The primary objective of this proposal is to advance the availability NASA's Land Processes Distributed Active Archive Center (LP DAAC) Moderate Resolution Imaging Spectroradiometer (MODIS) derived products and the Atmospheric Science Data Center (ASDC) Clouds and the Earth's Radiant Energy System (CERES) data sets to land-surface modelers. Model development and associated scientific assessments that are part of the USGS National Water Census and National Climate Change and Wildlife Science Center’s network of academic Climate Science Centers will be applied to demonstrate the data service outcomes of this work.

The USGS Center for Integrated Data Analytics (CIDA), a software development team specializing in scalable services for multidisciplinary data sharing and access needs, will lead this effort. CIDA data managers and software developers will work with LP DAAC and ASDC to implement and vet robust services for their data sets and with USGS science and model development teams to demonstrate the services utility.
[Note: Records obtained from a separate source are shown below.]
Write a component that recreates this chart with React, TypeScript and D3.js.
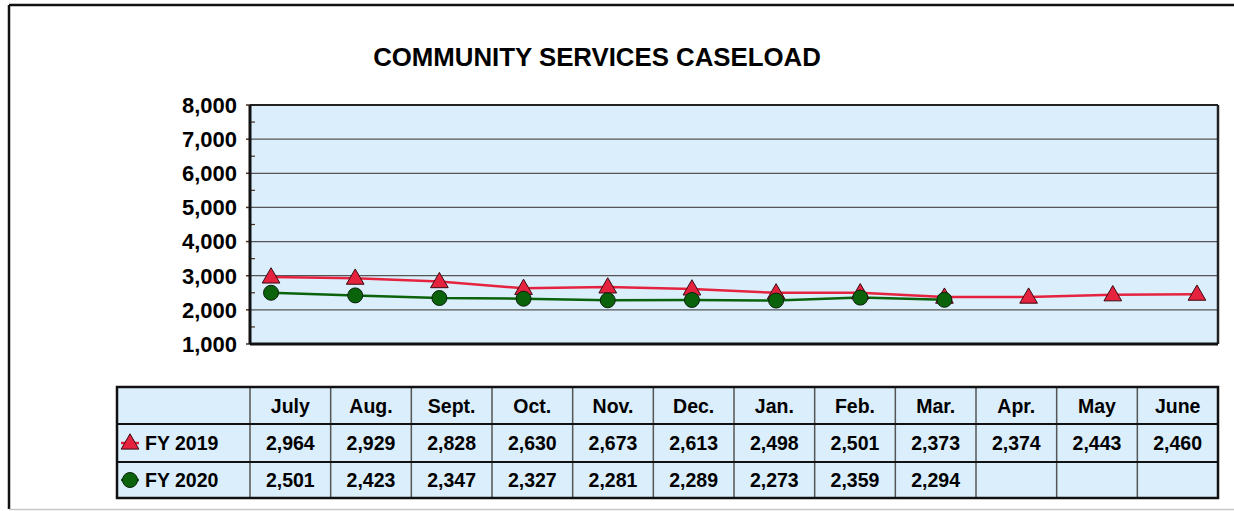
import React from "react";
import * as d3 from "d3";

const months = ["July", "Aug.", "Sept.", "Oct.", "Nov.", "Dec.", "Jan.", "Feb.", "Mar.", "Apr.", "May", "June"];
const fy2019 = [2964, 2929, 2828, 2630, 2673, 2613, 2498, 2501, 2373, 2374, 2443, 2460];
const fy2020 = [2501, 2423, 2347, 2327, 2281, 2289, 2273, 2359, 2294];
const yTicks = [1000, 2000, 3000, 4000, 5000, 6000, 7000, 8000];
const seriesNames = ["FY 2019", "FY 2020"];

const W = 1234;
const H = 511;
const FONT = "'Liberation Sans', Arial, sans-serif";
const BG = "#daeefc";
const RED = "#e5233f";
const GREEN = "#0a630a";

export default function App() {
  const pl = 250, pr = 1218, pt = 105, pb = 344;
  const x = d3.scalePoint<string>().domain(months).range([pl, pr]).padding(0.25);
  const y = d3.scaleLinear().domain([1000, 8000]).range([pb, pt]);
  const minor = d3.range(1500, 8000, 1000);
  const fmt = d3.format(",");

  const line = d3
    .line<number>()
    .x((_, i) => x(months[i]) as number)
    .y((d) => y(d));

  const tri = d3.symbol().type(d3.symbolTriangle).size(135);

  // table geometry
  const tl = 117, tTop = 387, rowH = [37, 38, 36];
  const colX = d3.scaleBand<string>().domain(months).range([pl, pr]);
  const rowY = [tTop, tTop + rowH[0], tTop + rowH[0] + rowH[1], tTop + rowH[0] + rowH[1] + rowH[2]];
  const tBottom = rowY[3];

  return (
    <svg
      width={W}
      height={H}
      style={{ position: "absolute", left: 0, top: 0, background: "#fff" }}
      fontFamily={FONT}
    >
      {/* outer frame */}
      <line x1={9} y1={5} x2={W} y2={5} stroke="#111" strokeWidth={2.5} />
      <line x1={9} y1={5} x2={9} y2={509} stroke="#111" strokeWidth={2.5} />
      <line x1={9} y1={509.5} x2={W} y2={509.5} stroke="#c8c8c8" strokeWidth={1.5} />

      {/* title */}
      <text x={597} y={66} textAnchor="middle" fontSize={25.8} fontWeight="bold" fill="#000">
        COMMUNITY SERVICES CASELOAD
      </text>

      {/* plot area */}
      <rect x={pl} y={pt} width={pr - pl} height={pb - pt} fill={BG} />
      {yTicks.slice(1, -1).map((t) => (
        <line key={t} x1={pl} x2={pr} y1={y(t)} y2={y(t)} stroke="#555" strokeWidth={1.3} />
      ))}
      {minor.map((t) => (
        <line key={"m" + t} x1={pl} x2={pl + 5} y1={y(t)} y2={y(t)} stroke="#4a3020" strokeWidth={1.2} />
      ))}
      {yTicks.map((t) => (
        <line key={"mt" + t} x1={pl - 4} x2={pl} y1={y(t)} y2={y(t)} stroke="#4a3020" strokeWidth={1.5} />
      ))}
      <line x1={pl} x2={pr} y1={pt} y2={pt} stroke="#222" strokeWidth={2} />
      <line x1={pr} x2={pr} y1={pt} y2={pb} stroke="#222" strokeWidth={2.5} />
      <line x1={pl} x2={pl} y1={pt} y2={pb} stroke="#111" strokeWidth={3} />
      <line x1={pl} x2={pr} y1={pb} y2={pb} stroke="#111" strokeWidth={3} />

      {yTicks.map((t) => (
        <text
          key={"yl" + t}
          x={237}
          y={y(t)}
          dy="0.36em"
          textAnchor="end"
          fontSize={22}
          fontWeight="bold"
          fill="#000"
        >
          {fmt(t)}
        </text>
      ))}

      {/* lines */}
      <path d={line(fy2019) || ""} fill="none" stroke={RED} strokeWidth={2.5} />
      <path d={line(fy2020) || ""} fill="none" stroke={GREEN} strokeWidth={2.5} />
      {fy2019.map((v, i) => (
        <path
          key={"t" + i}
          d={tri() || ""}
          transform={`translate(${x(months[i])},${y(v) + 1})`}
          fill={RED}
          stroke="#3a0a10"
          strokeWidth={1}
        />
      ))}
      {fy2020.map((v, i) => (
        <circle
          key={"c" + i}
          cx={x(months[i])}
          cy={y(v)}
          r={7.5}
          fill={GREEN}
          stroke="#0a200a"
          strokeWidth={1}
        />
      ))}

      {/* table */}
      <rect x={tl} y={tTop} width={pr - tl} height={tBottom - tTop} fill={BG} />
      {months.map((m) => (
        <line
          key={"v" + m}
          x1={colX(m) as number}
          x2={colX(m) as number}
          y1={tTop}
          y2={tBottom}
          stroke="#555"
          strokeWidth={1.5}
        />
      ))}
      <line x1={tl} x2={pr} y1={rowY[1]} y2={rowY[1]} stroke="#111" strokeWidth={2} />
      <line x1={tl} x2={pr} y1={rowY[2]} y2={rowY[2]} stroke="#111" strokeWidth={2} />
      <rect
        x={tl}
        y={tTop}
        width={pr - tl}
        height={tBottom - tTop}
        fill="none"
        stroke="#111"
        strokeWidth={2.5}
      />

      {months.map((m) => (
        <text
          key={"h" + m}
          x={(colX(m) as number) + colX.bandwidth() / 2}
          y={(rowY[0] + rowY[1]) / 2}
          dy="0.36em"
          textAnchor="middle"
          fontSize={19.5}
          fontWeight="bold"
          fill="#000"
        >
          {m}
        </text>
      ))}
      {[fy2019, fy2020].map((arr, r) =>
        arr.map((v, i) => (
          <text
            key={"d" + r + "-" + i}
            x={(colX(months[i]) as number) + colX.bandwidth() / 2}
            y={(rowY[r + 1] + rowY[r + 2]) / 2}
            dy="0.36em"
            textAnchor="middle"
            fontSize={19.5}
            fontWeight="bold"
            fill="#000"
          >
            {fmt(v)}
          </text>
        ))
      )}

      {/* legend keys */}
      <line x1={121} x2={139} y1={(rowY[1] + rowY[2]) / 2} y2={(rowY[1] + rowY[2]) / 2} stroke={RED} strokeWidth={2.5} />
      <path
        d={tri() || ""}
        transform={`translate(130,${(rowY[1] + rowY[2]) / 2 + 1})`}
        fill={RED}
        stroke="#3a0a10"
        strokeWidth={1}
      />
      <line x1={121} x2={139} y1={(rowY[2] + rowY[3]) / 2} y2={(rowY[2] + rowY[3]) / 2} stroke={GREEN} strokeWidth={2.5} />
      <circle cx={130} cy={(rowY[2] + rowY[3]) / 2} r={7.5} fill={GREEN} stroke="#0a200a" strokeWidth={1} />
      {seriesNames.map((s, r) => (
        <text
          key={s}
          x={145}
          y={(rowY[r + 1] + rowY[r + 2]) / 2}
          dy="0.36em"
          fontSize={19.5}
          fontWeight="bold"
          fill="#000"
        >
          {s}
        </text>
      ))}
    </svg>
  );
}
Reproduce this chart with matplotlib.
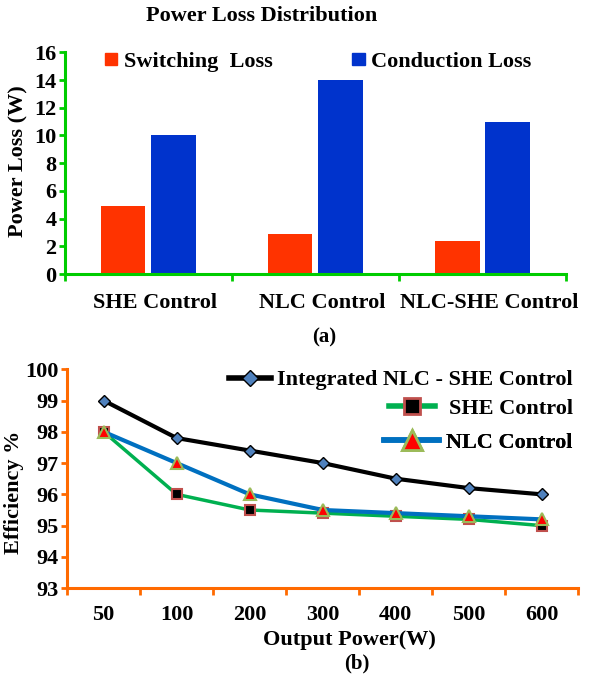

These web service interfaces will be implemented in two widely used USGS models. The Soil Water Balance Model that calculates a spatially distributed soil water balance and Software for Assissted Habitat Modeling where the services will be used directly to build and run species distribution models for landscape management decision making. Additional scientific applications around impacts of climate and land use on the hydrologic cycle and ecosystems are being identified and will be presented in the final proposal.

Methods

CIDA staff have working relationships with the Unidata Program Center team responsible for NetCDF-Java and the Thematic Real-time Environmental Distributed Data Services (THREDDS) Data Server, and the Open Source Geospatial team responsible for GeoTools and GeoServer. These two open-source teams are community hubs for implementation of production-grade web servers that can provide numerous source data formats in a variety of output formats through standard web service interfaces.

NASA datasets will be represented using these, and possibly other server implementations. Any software modifications necessary to map NASA data into the applicable common data model will be implemented and committed back to an open-source project. In this way, updates to the open-source projects will be compatible with NASA data going forward.

The CIDA Geo Data Portal (GDP) allows environmental modelers to access simple server-side processing that extracts meaningful summaries of very large data. The GDP is implemented to allow remote access to any data available via a suite of international data and service standards. As part of this proposal, GDP processing capabilities will be deployed close to the MODIS and CERES data to help provide easy access and value added products to data consumers.

This proposal will include a range of functionality from data discovery to access and processing mature open source projects from both climate and geospatial science domains. The same patterns are being used assist the USGS NCCWSC and NWC (among other initiatives) to access data from, share data with, and disseminate data to partners. We propose to bring the MODIS and CERES data products into this data partnership.

Significance to Solicitation

This proposal is directly applicable to the Advancing Collaborative Connections for Earth System Science (ACCESS) program goals. Multi-mission, Multi-instrument goals will be achieved through the application of both CERES and MODIS data products. The primary technical goal of the proposal is the application of tools and technologies that improve discovery, access, and ease of use of data products. A major emphasis of this proposal is on access to data and data products for modelling various processes in the hydrology and ecology domains. The outcomes of this proposal will allow environmental data consumers to access data from systems in USGS, National Oceanographic and Atmospheric Administration, NASA, and others using the same tools.